▶ _Objective_: Exactly the lines from the start of the data below through the line that contains "import pandas as pd" are to be copied, with pictures left out.
"""
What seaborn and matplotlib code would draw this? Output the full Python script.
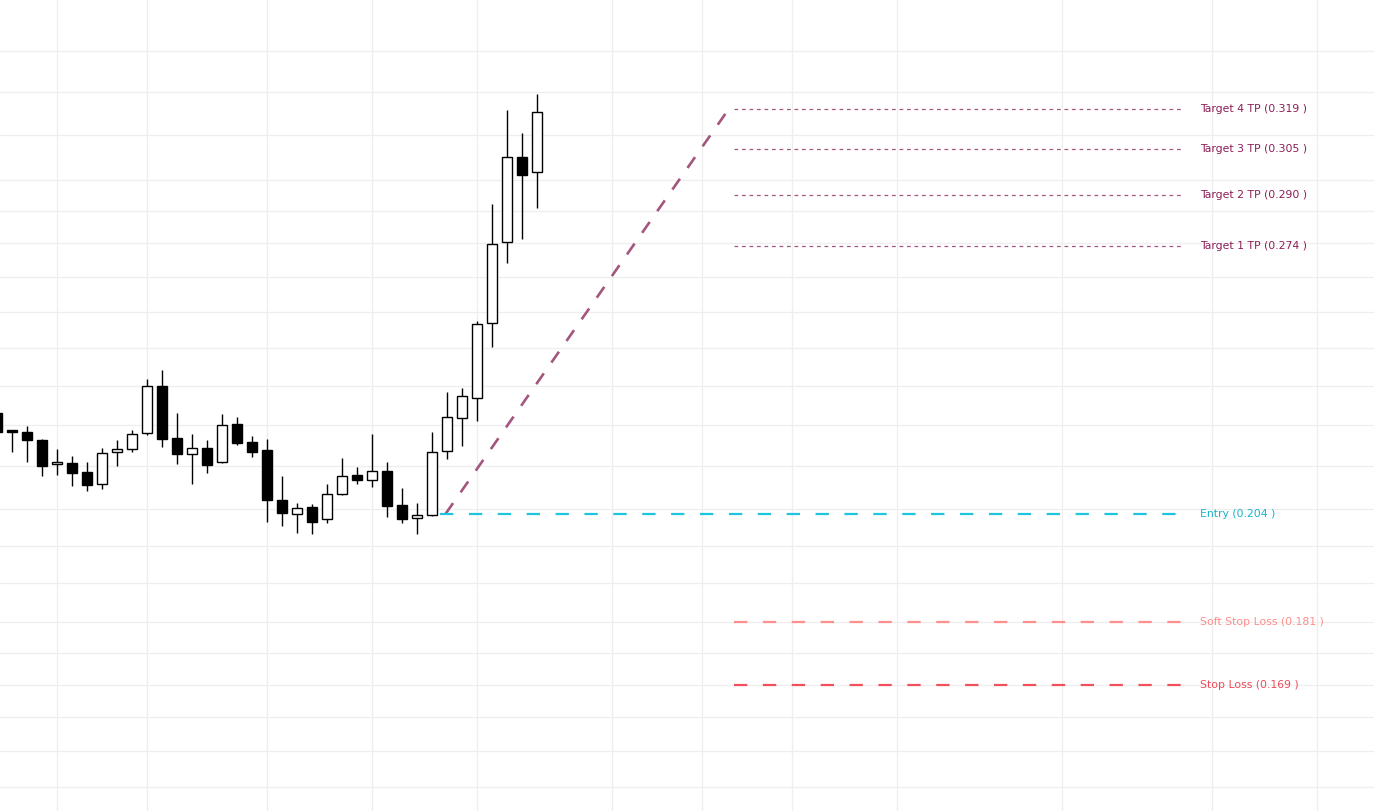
import matplotlib
matplotlib.use("Agg")
import matplotlib.pyplot as plt
import matplotlib.ticker as mticker
import seaborn as sns
import pandas as pd

# candle data (index, open, high, low, close)
opens = [0.2280, 0.2236, 0.2233, 0.2213, 0.2156, 0.2158, 0.2137, 0.2109, 0.2184, 0.2192,
         0.2231, 0.2349, 0.2218, 0.2180, 0.2194, 0.2160, 0.2253, 0.2209, 0.2189, 0.2072,
         0.2040, 0.2056, 0.2029, 0.2085, 0.2130, 0.2118, 0.2139, 0.2060, 0.2031, 0.2038,
         0.2187, 0.2268, 0.2318, 0.2518, 0.2754, 0.3024, 0.2975]
highs = [0.2290, 0.2237, 0.2248, 0.2215, 0.2192, 0.2175, 0.2160, 0.2194, 0.2213, 0.2238,
         0.2368, 0.2391, 0.2280, 0.2228, 0.2213, 0.2278, 0.2270, 0.2223, 0.2216, 0.2127,
         0.2065, 0.2063, 0.2109, 0.2170, 0.2149, 0.2228, 0.2160, 0.2099, 0.2065, 0.2233,
         0.2334, 0.2344, 0.2524, 0.2872, 0.3185, 0.3106, 0.3242]
lows = [0.2230, 0.2184, 0.2160, 0.2127, 0.2130, 0.2104, 0.2092, 0.2097, 0.2151, 0.2184,
        0.2226, 0.2197, 0.2156, 0.2109, 0.2134, 0.2158, 0.2201, 0.2172, 0.2022, 0.2013,
        0.1998, 0.1995, 0.2020, 0.2083, 0.2109, 0.2102, 0.2033, 0.2020, 0.1995, 0.2036,
        0.2168, 0.2199, 0.2260, 0.2453, 0.2691, 0.2763, 0.2859]
closes = [0.2233, 0.2234, 0.2213, 0.2151, 0.2160, 0.2134, 0.2106, 0.2182, 0.2192, 0.2228,
          0.2349, 0.2216, 0.2180, 0.2194, 0.2153, 0.2251, 0.2206, 0.2184, 0.2072, 0.2042,
          0.2054, 0.2022, 0.2085, 0.2127, 0.2118, 0.2139, 0.2058, 0.2029, 0.2038, 0.2184,
          0.2270, 0.2324, 0.2516, 0.2748, 0.3024, 0.2965, 0.3178]

entry = 0.204
targets = [0.274, 0.290, 0.305, 0.319]
soft_stop = 0.181
stop_loss = 0.169

grid_prices = [0.151, 0.157, 0.163, 0.169, 0.175, 0.181, 0.189, 0.197, 0.205, 0.215,
               0.225, 0.235, 0.245, 0.255, 0.265, 0.275, 0.285, 0.295, 0.31, 0.325, 0.34]
grid_bars = [4, 10, 18, 25, 32, 41, 47, 53, 60, 71, 81, 88]

df = pd.DataFrame({"open": opens, "high": highs, "low": lows, "close": closes})
df["idx"] = range(len(df))
df["up"] = df["close"] >= df["open"]

sns.set_theme(style="whitegrid")
plt.rcParams["font.family"] = ["DejaVu Sans"]

fig = plt.figure(figsize=(13.74, 8.11), dpi=100)
ax = fig.add_axes([0, 0, 1, 1])
ax.set_yscale("log")
ax.set_xlim(0.2, 91.8)
ax.set_ylim(0.1470, 0.3596)

# wicks
ax.vlines(df["idx"], df["low"], df["high"], color="black", linewidth=1.0, zorder=2)
# bodies
body_w = 0.7
for _, r in df.iterrows():
    lo = min(r["open"], r["close"])
    hi = max(r["open"], r["close"])
    if hi - lo < 0.0003:
        hi = lo + 0.0003
    ax.bar(r["idx"], hi - lo, bottom=lo, width=body_w,
           color="white" if r["up"] else "black", edgecolor="black",
           linewidth=1.0, zorder=3)

tp_color = "#a3567e"
tp_text = "#8c1d57"
lvl_start, lvl_end, lbl_x = 49.1, 78.9, 80.2

# projection line entry -> last target
diag = pd.DataFrame({"x": [29.9, 48.8], "y": [entry, targets[-1]]})
sns.lineplot(data=diag, x="x", y="y", ax=ax, color=tp_color, linewidth=1.9,
             dashes=False, zorder=4).lines[-1].set_dashes([5, 5])

for i, t in enumerate(targets):
    ax.hlines(t, lvl_start, lvl_end, color=tp_color, linewidth=0.9,
              linestyles=(0, (3, 3)), zorder=4)
    ax.text(lbl_x, t, f"Target {i + 1} TP ({t:.3f} )", color=tp_text,
            fontsize=7.8, va="center", ha="left")

ax.hlines(entry, 29.5, 79.1, color="#1fc5dd", linewidth=1.6,
          linestyles=(0, (6, 7)), zorder=4)
ax.text(lbl_x, entry, f"Entry ({entry:.3f} )", color="#16b3cc",
        fontsize=7.8, va="center", ha="left")

ax.hlines(soft_stop, lvl_start, 79.1, color="#ff8f8f", linewidth=1.6,
          linestyles=(0, (6, 7)), zorder=4)
ax.text(lbl_x, soft_stop, f"Soft Stop Loss ({soft_stop:.3f} )", color="#ff8c8c",
        fontsize=7.8, va="center", ha="left")

ax.hlines(stop_loss, lvl_start, 79.1, color="#f2505c", linewidth=1.6,
          linestyles=(0, (6, 7)), zorder=4)
ax.text(lbl_x, stop_loss, f"Stop Loss ({stop_loss:.3f} )", color="#ef4858",
        fontsize=7.8, va="center", ha="left")

ax.yaxis.set_major_locator(mticker.FixedLocator(grid_prices))
ax.yaxis.set_minor_locator(mticker.NullLocator())
ax.xaxis.set_major_locator(mticker.FixedLocator(grid_bars))
ax.set_xticklabels([])
ax.set_yticklabels([])
ax.tick_params(length=0)
ax.grid(True, color="#eeeeee", linewidth=0.9)
ax.set_xlabel("")
ax.set_ylabel("")
for s in ax.spines.values():
    s.set_visible(False)
ax.set_axisbelow(True)

fig.savefig("out.png", dpi=100)
plt.close(fig)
"""
▶ _The result_:
What seaborn and matplotlib code would draw this? Output the full Python script.
import matplotlib
matplotlib.use("Agg")
import matplotlib.pyplot as plt
import matplotlib.ticker as mticker
import seaborn as sns
import pandas as pd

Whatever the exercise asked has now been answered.